# Its been a long time



## Nickyb (Jul 11, 2011)

Not sure if anyone remembers me but figured I would post some updated pics of my girl. We had just done a recent "photoshoot" expressing our big news 

D7K_9870AA-2 by Nick, on Flickr

D7K_9861 by Nick, on Flickr

In the leaves! by Nick, on Flickr

ninja edit: had to make pics smaller


----------



## MyHans-someBoy (Feb 23, 2013)

I remember you!

Congratulations!!!!


----------



## Jax08 (Feb 13, 2009)

Congratulations!!!!!

She looks great!


----------



## sebrench (Dec 2, 2014)

Congratulations! 

Beautiful dog and beautiful photographs. Great idea for an announcement.


----------



## Daisy&Lucky's Mom (Apr 24, 2011)

Congratulations on your new family member, great way to announce. Zoey is gorgeous.


----------



## Armistice (Oct 12, 2017)

I was a little confused. I thought it was just an adoption photo

Then I saw the tiny shoes

Congrats!


----------



## holland (Jan 11, 2009)

what a cute announcement Congrats!!!


----------



## Castlemaid (Jun 29, 2006)

Aww, so cute!

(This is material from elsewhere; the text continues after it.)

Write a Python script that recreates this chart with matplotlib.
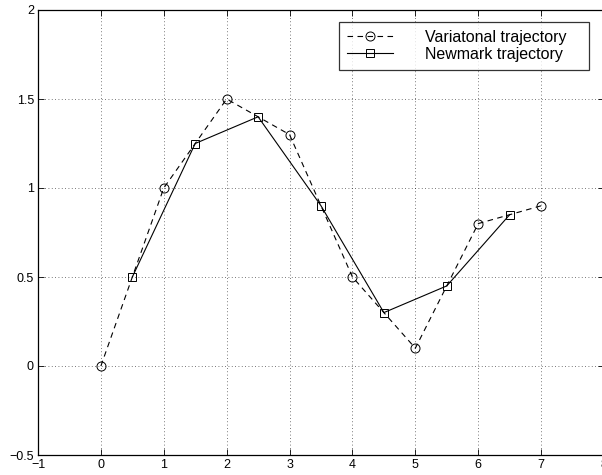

Congrats!


----------



## Nickyb (Jul 11, 2011)

A lot of familiar faces on here 
thanks for the kind words!


----------



## PaulKIng (Dec 5, 2017)

I can't stop smiling watching these pics! :smile2: Amazing idea for photoshoot


----------



## Mary Beth (Apr 17, 2010)

Great photos of your beautiful Zoey. Yes, I remember and I think of her everytime I see a Malinois. Looking forward to photos of Zoey with her new human! Hope mother to be is doing well.


----------



## car2ner (Apr 9, 2014)

what great fun. And congratulations


----------